_Charts and diagrams as code:_
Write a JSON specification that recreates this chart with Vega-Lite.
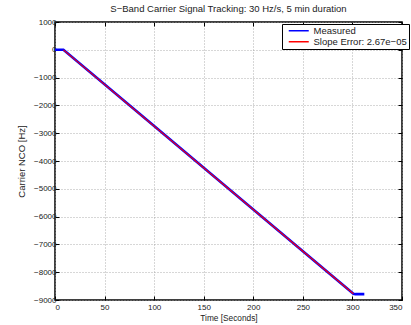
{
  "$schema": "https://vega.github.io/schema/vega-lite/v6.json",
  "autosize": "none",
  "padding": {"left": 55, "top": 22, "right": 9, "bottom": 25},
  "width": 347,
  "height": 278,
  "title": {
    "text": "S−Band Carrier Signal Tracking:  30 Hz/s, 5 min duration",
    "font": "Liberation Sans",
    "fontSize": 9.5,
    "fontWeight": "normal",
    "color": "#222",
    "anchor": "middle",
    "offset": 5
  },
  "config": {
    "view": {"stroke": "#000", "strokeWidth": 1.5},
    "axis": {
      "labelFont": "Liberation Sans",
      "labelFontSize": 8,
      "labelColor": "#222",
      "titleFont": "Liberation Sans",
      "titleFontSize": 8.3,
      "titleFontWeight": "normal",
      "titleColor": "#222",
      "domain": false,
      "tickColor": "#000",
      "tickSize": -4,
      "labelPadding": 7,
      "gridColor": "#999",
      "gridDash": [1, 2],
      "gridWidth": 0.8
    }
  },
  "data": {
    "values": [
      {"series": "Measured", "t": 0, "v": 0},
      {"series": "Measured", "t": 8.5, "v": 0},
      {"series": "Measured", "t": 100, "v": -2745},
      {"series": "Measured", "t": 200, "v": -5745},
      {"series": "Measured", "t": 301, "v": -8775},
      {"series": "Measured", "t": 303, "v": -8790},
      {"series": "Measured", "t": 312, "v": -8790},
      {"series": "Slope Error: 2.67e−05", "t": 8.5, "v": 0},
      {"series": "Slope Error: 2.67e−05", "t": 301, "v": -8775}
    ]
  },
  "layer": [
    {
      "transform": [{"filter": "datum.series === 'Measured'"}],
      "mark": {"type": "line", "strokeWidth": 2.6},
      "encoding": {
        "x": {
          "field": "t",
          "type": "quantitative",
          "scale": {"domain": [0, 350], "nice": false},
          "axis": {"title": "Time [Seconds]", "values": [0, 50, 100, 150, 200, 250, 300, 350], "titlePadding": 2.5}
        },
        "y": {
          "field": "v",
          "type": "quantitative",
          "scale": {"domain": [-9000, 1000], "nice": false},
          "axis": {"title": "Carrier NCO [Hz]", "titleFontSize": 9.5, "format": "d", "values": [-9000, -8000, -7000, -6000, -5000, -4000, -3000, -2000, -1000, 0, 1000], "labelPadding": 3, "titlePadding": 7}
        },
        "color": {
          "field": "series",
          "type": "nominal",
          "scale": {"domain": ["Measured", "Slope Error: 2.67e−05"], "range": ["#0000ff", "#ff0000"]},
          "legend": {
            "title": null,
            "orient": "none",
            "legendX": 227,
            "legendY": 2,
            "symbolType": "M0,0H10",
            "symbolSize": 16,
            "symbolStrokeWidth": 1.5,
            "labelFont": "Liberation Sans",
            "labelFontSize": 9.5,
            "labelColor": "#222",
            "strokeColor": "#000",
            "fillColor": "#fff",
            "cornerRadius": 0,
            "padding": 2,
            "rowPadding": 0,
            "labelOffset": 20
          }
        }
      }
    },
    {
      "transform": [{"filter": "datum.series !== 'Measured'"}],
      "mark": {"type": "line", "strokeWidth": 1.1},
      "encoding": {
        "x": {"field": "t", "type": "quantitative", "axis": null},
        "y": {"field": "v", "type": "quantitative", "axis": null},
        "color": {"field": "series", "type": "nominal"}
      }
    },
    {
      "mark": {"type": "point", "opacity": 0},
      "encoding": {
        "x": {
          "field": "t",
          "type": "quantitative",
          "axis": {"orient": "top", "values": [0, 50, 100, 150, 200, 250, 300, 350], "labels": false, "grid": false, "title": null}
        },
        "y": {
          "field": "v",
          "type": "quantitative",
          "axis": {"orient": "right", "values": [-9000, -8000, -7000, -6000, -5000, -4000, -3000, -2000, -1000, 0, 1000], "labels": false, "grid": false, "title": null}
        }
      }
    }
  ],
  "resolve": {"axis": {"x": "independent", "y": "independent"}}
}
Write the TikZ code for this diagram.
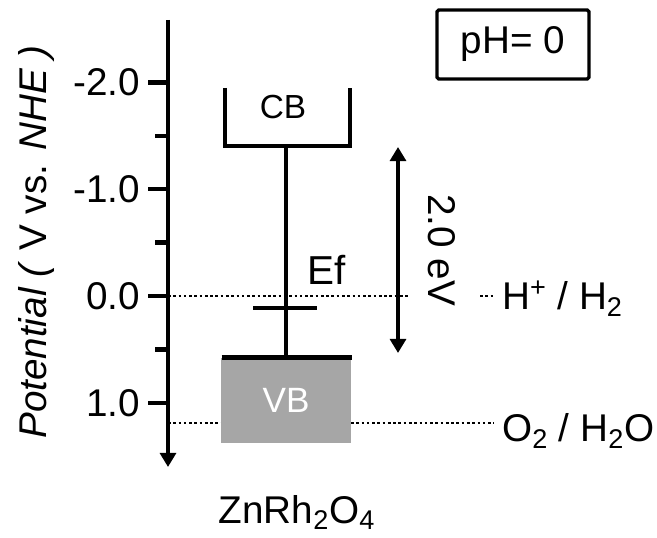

_What this task involves:_
Using the records above, retype everything exactly except the pictures.

_Task response:_
Write a JSON specification that recreates this chart with Vega-Lite.
{
  "$schema": "https://vega.github.io/schema/vega-lite/v6.json",
  "autosize": "none",
  "padding": {"left": 55, "top": 22, "right": 9, "bottom": 25},
  "width": 347,
  "height": 278,
  "title": {
    "text": "S−Band Carrier Signal Tracking:  30 Hz/s, 5 min duration",
    "font": "Liberation Sans",
    "fontSize": 9.5,
    "fontWeight": "normal",
    "color": "#222",
    "anchor": "middle",
    "offset": 5
  },
  "config": {
    "view": {"stroke": "#000", "strokeWidth": 1.5},
    "axis": {
      "labelFont": "Liberation Sans",
      "labelFontSize": 8,
      "labelColor": "#222",
      "titleFont": "Liberation Sans",
      "titleFontSize": 8.3,
      "titleFontWeight": "normal",
      "titleColor": "#222",
      "domain": false,
      "tickColor": "#000",
      "tickSize": -4,
      "labelPadding": 7,
      "gridColor": "#999",
      "gridDash": [1, 2],
      "gridWidth": 0.8
    }
  },
  "data": {
    "values": [
      {"series": "Measured", "t": 0, "v": 0},
      {"series": "Measured", "t": 8.5, "v": 0},
      {"series": "Measured", "t": 100, "v": -2745},
      {"series": "Measured", "t": 200, "v": -5745},
      {"series": "Measured", "t": 301, "v": -8775},
      {"series": "Measured", "t": 303, "v": -8790},
      {"series": "Measured", "t": 312, "v": -8790},
      {"series": "Slope Error: 2.67e−05", "t": 8.5, "v": 0},
      {"series": "Slope Error: 2.67e−05", "t": 301, "v": -8775}
    ]
  },
  "layer": [
    {
      "transform": [{"filter": "datum.series === 'Measured'"}],
      "mark": {"type": "line", "strokeWidth": 2.6},
      "encoding": {
        "x": {
          "field": "t",
          "type": "quantitative",
          "scale": {"domain": [0, 350], "nice": false},
          "axis": {"title": "Time [Seconds]", "values": [0, 50, 100, 150, 200, 250, 300, 350], "titlePadding": 2.5}
        },
        "y": {
          "field": "v",
          "type": "quantitative",
          "scale": {"domain": [-9000, 1000], "nice": false},
          "axis": {"title": "Carrier NCO [Hz]", "titleFontSize": 9.5, "format": "d", "values": [-9000, -8000, -7000, -6000, -5000, -4000, -3000, -2000, -1000, 0, 1000], "labelPadding": 3, "titlePadding": 7}
        },
        "color": {
          "field": "series",
          "type": "nominal",
          "scale": {"domain": ["Measured", "Slope Error: 2.67e−05"], "range": ["#0000ff", "#ff0000"]},
          "legend": {
            "title": null,
            "orient": "none",
            "legendX": 227,
            "legendY": 2,
            "symbolType": "M0,0H10",
            "symbolSize": 16,
            "symbolStrokeWidth": 1.5,
            "labelFont": "Liberation Sans",
            "labelFontSize": 9.5,
            "labelColor": "#222",
            "strokeColor": "#000",
            "fillColor": "#fff",
            "cornerRadius": 0,
            "padding": 2,
            "rowPadding": 0,
            "labelOffset": 20
          }
        }
      }
    },
    {
      "transform": [{"filter": "datum.series !== 'Measured'"}],
      "mark": {"type": "line", "strokeWidth": 1.1},
      "encoding": {
        "x": {"field": "t", "type": "quantitative", "axis": null},
        "y": {"field": "v", "type": "quantitative", "axis": null},
        "color": {"field": "series", "type": "nominal"}
      }
    },
    {
      "mark": {"type": "point", "opacity": 0},
      "encoding": {
        "x": {
          "field": "t",
          "type": "quantitative",
          "axis": {"orient": "top", "values": [0, 50, 100, 150, 200, 250, 300, 350], "labels": false, "grid": false, "title": null}
        },
        "y": {
          "field": "v",
          "type": "quantitative",
          "axis": {"orient": "right", "values": [-9000, -8000, -7000, -6000, -5000, -4000, -3000, -2000, -1000, 0, 1000], "labels": false, "grid": false, "title": null}
        }
      }
    }
  ],
  "resolve": {"axis": {"x": "independent", "y": "independent"}}
}
Write the TikZ code for this diagram.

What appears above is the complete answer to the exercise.